At the time of Who’s Afraid of Virginia Woolf’s release in June 1966, Elizabeth Taylor, astonishingly, was only 34 years old. This was her last major film. She went on to make two movies with director Joseph Losey (Boom! and Secret Ceremony, both released in 1968), already having entered into the least interesting phase of his career, and one more, rather tired film with George Stevens (The Only Game in Town, 1970), but there is not much more after that. The primary fault lies with the Hollywood studios, which were artistically falling apart and eventually would come under the control of giant conglomerates.

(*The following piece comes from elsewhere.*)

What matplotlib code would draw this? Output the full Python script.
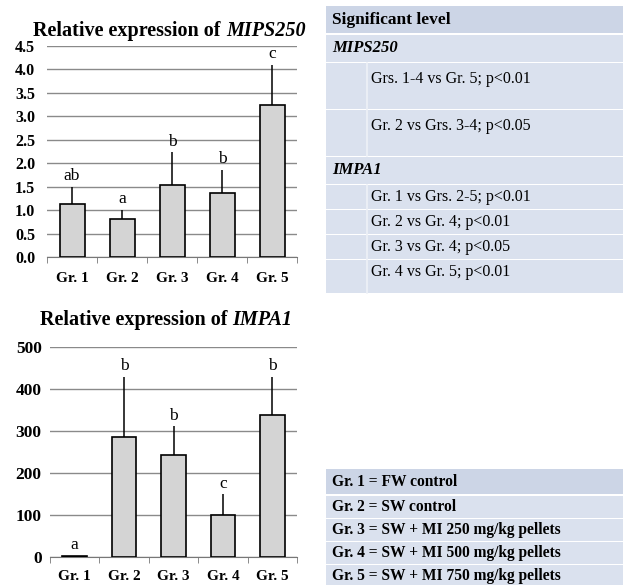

Taylor devoted much of her life to causes and people to whom she felt close. Unless the reports are false, her attachment to individuals such as Clift, Rock Hudson, Michael Jackson and others she perceived to be “outsiders,” and hence vulnerable, seems quite genuine. She became a champion of HIV and AIDS-related projects as early as 1984, at a time when the disease was hardly acknowledged. Hudson’s death in 1985 deepened her commitment. Even her conversion to Judaism in 1959, which also led her to misguided and uncritical support for the Israeli state, probably derived at least in part from her perception of the Jews as victims of oppression.

One might consider Elizabeth Taylor’s body of work in the 1950s and 1960s as a single, long-running melodrama about American life (of which her own participation in “real life” in various romantic scandals formed a subplot). No single work stands out as brilliantly insightful or entirely successful, but watching the various movies gives one a picture—granted, a one-sided and distorted, overly “psychological,” picture (i.e., it is missing the real driving forces in economic and social life)—of a society.

The inhabitants of this social universe are lively and not afraid to express themselves, or reticent to complain, but they are beset by corruption, greed, anxiety, conformism, racism, phony piety, status seeking, unsatisfying and corrosive personal relations. And they respond, in the only fashion apparently open to—or permitted—them, with extravagant and disordered personal behavior for the most part: alcoholism, various addictions, sexual promiscuity, escape into fantasy, violence, even madness. If the portrait is not a happy or entirely coherent one, the fault doesn’t lie with the films or filmmakers, or leading performers such as Elizabeth Taylor, but with the social order itself.